Ask companies to report on challenges and performance, not just policies and commitments
As social issues tend to be more challenging to quantify, with less mature data to show how they can impact a company’s performance, companies tend to be less granular in reporting. Investors are encouraged to ask for more disclosure on results, not only on policies and commitments, but also for performance information that demonstrates the company has a systematic approach to the issues. Although this might be difficult, investors echoed that companies that acknowledge the difficulties of collecting and reporting on performance data can enhance credibility.
Encourage a unified approach to auditing
There is currently a lack of standardisation of auditing processes, which allows for every brand and retailer to have their own audit and modular approach. This is costly for manufacturers and can create audit fatigue for suppliers and factories, as many brands use the same suppliers. Whilst investors recognised the existence of current long-standing standards and initiatives, such as Sedex Members Ethical Trade Audit (SMETA) or the SA 8000 Standard, they recommended a unified and agreed model for auditing and industry standard that has a common frequency and verification process, and opportunity for capacity building would help drive the race to the top. Together with increased pressure from investors, greater collaboration between investors was recommended. A number of companies, and increasingly investors, participate in multistakeholder initiatives such as the Social & Labour Convergence Project to drive common standards to support a collective approach and create resources for capacity building.

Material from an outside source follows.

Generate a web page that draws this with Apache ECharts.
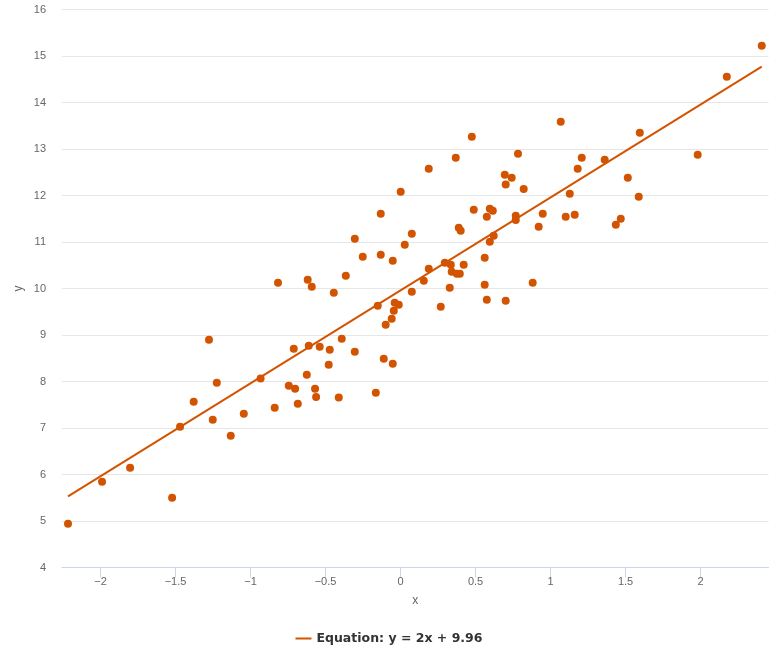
<!DOCTYPE html>
<html>
<head>
<meta charset="utf-8">
<script src="https://cdn.jsdelivr.net/npm/echarts@6/dist/echarts.min.js"></script>
<style>
html,body{margin:0;padding:0;background:#fff;}
#chart{width:778px;height:664px;}
</style>
</head>
<body>
<div id="chart"></div>
<script>
var xValues = [-2.217,-1.99,-1.803,-1.523,-1.47,-1.379,-1.277,-1.252,-1.225,-1.132,
  -1.045,-0.933,-0.839,-0.685,-0.817,-0.745,-0.712,-0.703,-0.625,-0.619,
  -0.612,-0.592,-0.57,-0.563,-0.539,-0.479,-0.472,-0.445,-0.412,-0.392,
  -0.365,-0.305,-0.305,-0.252,-0.165,-0.152,-0.132,-0.132,-0.112,-0.099,
  -0.059,-0.052,-0.052,-0.045,-0.039,-0.012,0.001,0.028,0.075,0.075,
  0.155,0.188,0.188,0.268,0.295,0.328,0.335,0.341,0.368,0.375,
  0.388,0.395,0.401,0.421,0.475,0.488,0.561,0.561,0.575,0.575,
  0.595,0.595,0.615,0.621,0.695,0.701,0.701,0.741,0.768,0.768,
  0.783,0.821,0.921,0.948,1.068,1.101,1.128,1.161,1.181,1.208,
  1.361,1.435,1.468,1.515,1.588,1.595,1.981,2.175,2.408,0.881];
var yValues = [4.942,5.845,6.146,5.501,7.028,7.566,8.899,7.178,7.974,6.834,
  7.308,8.065,7.437,7.523,10.125,7.91,8.705,7.845,8.146,10.189,
  8.77,10.039,7.845,7.667,8.748,8.361,8.684,9.91,7.656,8.92,
  10.275,11.071,8.641,10.684,7.759,9.63,11.609,10.727,8.49,9.222,
  9.351,10.598,8.383,9.523,9.695,9.652,12.082,10.942,11.178,9.931,
  10.168,12.576,10.426,9.609,10.555,10.017,10.512,10.361,12.813,10.318,
  11.308,10.318,11.243,10.512,13.265,11.695,10.662,10.082,11.544,9.759,
  11.716,11.006,11.673,11.135,12.447,12.237,9.738,12.383,11.566,11.473,
  12.899,12.14,11.329,11.609,13.587,11.544,12.039,11.587,12.576,12.813,
  12.77,11.372,11.501,12.383,11.974,13.351,12.877,14.555,15.222,10.125];
var lineX = [-2.217, 2.408];
var lineY = [5.53, 14.77];
var xTicks = [-2,-1.5,-1,-0.5,0,0.5,1,1.5,2];
var yTicks = [4,5,6,7,8,9,10,11,12,13,14,15,16];
var seriesName = 'Equation: y = 2x + 9.96';

var color = '#d35400';
var scatterData = xValues.map(function(x,i){return [x, yValues[i]];});
var lineData = lineX.map(function(x,i){return [x, lineY[i]];});
function fmt(v){ return String(v).replace('-', '\u2212'); }

var chart = echarts.init(document.getElementById('chart'), null, {renderer:'canvas'});
chart.setOption({
  animation: false,
  textStyle: {fontFamily: 'Liberation Sans'},
  grid: {left: 62, right: 9.5, top: 9.5, bottom: 96.5, containLabel: false, outerBoundsMode: 'none'},
  legend: {
    data: [seriesName],
    left: 'center',
    top: 627,
    icon: 'rect',
    itemWidth: 16,
    itemHeight: 2,
    itemGap: 20,
    textStyle: {fontFamily: 'DejaVu Sans', fontWeight: 'bold', fontSize: 12.5, color: '#333333'}
  },
  xAxis: {
    type: 'value',
    min: -2.257,
    max: 2.453,
    name: 'x',
    nameLocation: 'middle',
    nameGap: 27,
    nameMoveOverlap: false,
    nameTextStyle: {color: '#666666', fontSize: 12, fontFamily: 'Liberation Sans'},
    axisLine: {show: true, onZero: false, lineStyle: {color: '#ccd6eb', width: 1}},
    axisTick: {show: true, length: 10, lineStyle: {color: '#ccd6eb'}, customValues: xTicks},
    axisLabel: {color: '#666666', fontSize: 11, margin: 9, customValues: xTicks, formatter: fmt},
    splitLine: {show: false}
  },
  yAxis: {
    type: 'value',
    min: 4,
    max: 16,
    interval: 1,
    name: 'y',
    nameLocation: 'middle',
    nameGap: 37,
    nameRotate: 90,
    nameMoveOverlap: false,
    nameTextStyle: {color: '#666666', fontSize: 12, fontFamily: 'Liberation Sans'},
    axisLine: {show: false},
    axisTick: {show: false},
    axisLabel: {color: '#666666', fontSize: 11, margin: 16, customValues: yTicks},
    splitLine: {show: true, lineStyle: {color: '#e6e6e6', width: 1}}
  },
  series: [
    {
      name: 'points',
      type: 'scatter',
      data: scatterData,
      symbol: 'circle',
      symbolSize: 8,
      itemStyle: {color: color, opacity: 1},
      z: 2
    },
    {
      name: seriesName,
      type: 'line',
      data: lineData,
      symbol: 'none',
      showSymbol: false,
      lineStyle: {color: color, width: 2},
      itemStyle: {color: color},
      z: 3
    }
  ]
});
</script>
</body>
</html>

Encourage leading companies to use their leverage and collaborate with multi-stakeholder initiatives
For investors, collaborating with companies (both leading and lagging) is important to tackle challenges. Investors highlighted examples of companies who have positioned themselves as leading in supply chain management, but who initially hesitated in joining initiatives such as the Bangladesh Accord,26 as they argued they had little leverage. Relevant collaborative multi-stakeholder initiatives investors can ask companies to join include the Action, Collaboration, Transformation (ACT) initiative which addresses the issue of the living wage in the textile and garment sector, the Fair Labor Association or Social Accountability International (SAI), which is dedicated to improve workplaces and communities by developing socially responsible standards. The Fair Wear Foundation annually assesses and publicly reports on member brands’ human rights due diligence efforts, requiring members to provide a full list of suppliers to Fair Wear Foundation as part of their membership.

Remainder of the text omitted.